Task prompt
Extract every line where the string "matplotlib" appears.

begin

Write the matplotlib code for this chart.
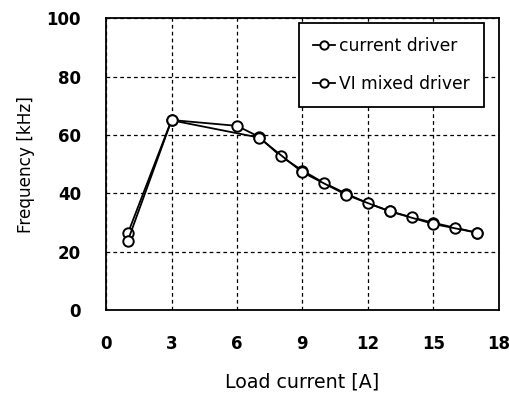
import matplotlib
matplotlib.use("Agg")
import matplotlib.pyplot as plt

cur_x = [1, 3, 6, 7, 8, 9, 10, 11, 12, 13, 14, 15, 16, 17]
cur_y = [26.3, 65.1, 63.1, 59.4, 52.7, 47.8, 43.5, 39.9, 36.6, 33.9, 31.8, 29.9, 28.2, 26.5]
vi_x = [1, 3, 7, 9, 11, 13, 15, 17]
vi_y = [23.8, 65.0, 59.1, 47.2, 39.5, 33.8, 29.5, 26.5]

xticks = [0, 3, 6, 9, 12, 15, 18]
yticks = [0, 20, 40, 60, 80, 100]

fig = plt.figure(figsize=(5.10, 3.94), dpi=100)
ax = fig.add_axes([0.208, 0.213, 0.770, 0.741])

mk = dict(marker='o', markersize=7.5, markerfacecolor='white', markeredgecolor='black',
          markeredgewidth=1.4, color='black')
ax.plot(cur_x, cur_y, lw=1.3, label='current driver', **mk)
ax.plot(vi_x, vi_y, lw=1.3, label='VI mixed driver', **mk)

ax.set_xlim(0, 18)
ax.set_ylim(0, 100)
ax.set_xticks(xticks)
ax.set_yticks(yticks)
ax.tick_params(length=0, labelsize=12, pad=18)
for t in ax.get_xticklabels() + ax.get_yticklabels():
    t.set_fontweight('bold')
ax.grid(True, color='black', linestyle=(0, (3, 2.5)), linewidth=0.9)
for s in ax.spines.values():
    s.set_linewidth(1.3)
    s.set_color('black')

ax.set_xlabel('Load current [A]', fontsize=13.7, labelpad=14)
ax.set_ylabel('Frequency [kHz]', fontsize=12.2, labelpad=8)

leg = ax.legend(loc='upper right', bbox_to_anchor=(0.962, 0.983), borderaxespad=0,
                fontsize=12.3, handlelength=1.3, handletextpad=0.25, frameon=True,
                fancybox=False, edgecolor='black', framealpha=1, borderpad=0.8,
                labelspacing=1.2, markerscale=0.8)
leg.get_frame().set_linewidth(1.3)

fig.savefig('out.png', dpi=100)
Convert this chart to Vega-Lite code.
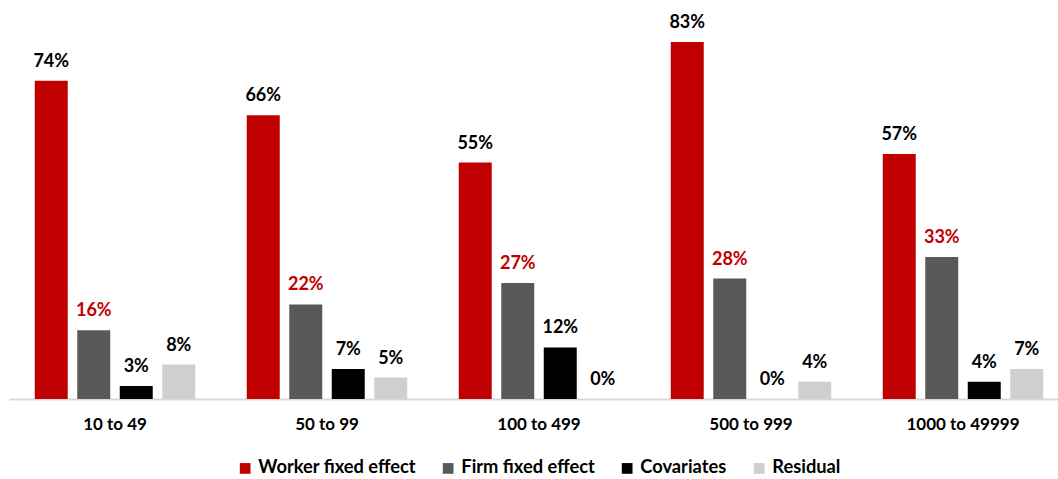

end

Reply to the exercise
Write the matplotlib code for this chart.
import matplotlib
matplotlib.use("Agg")
import matplotlib.pyplot as plt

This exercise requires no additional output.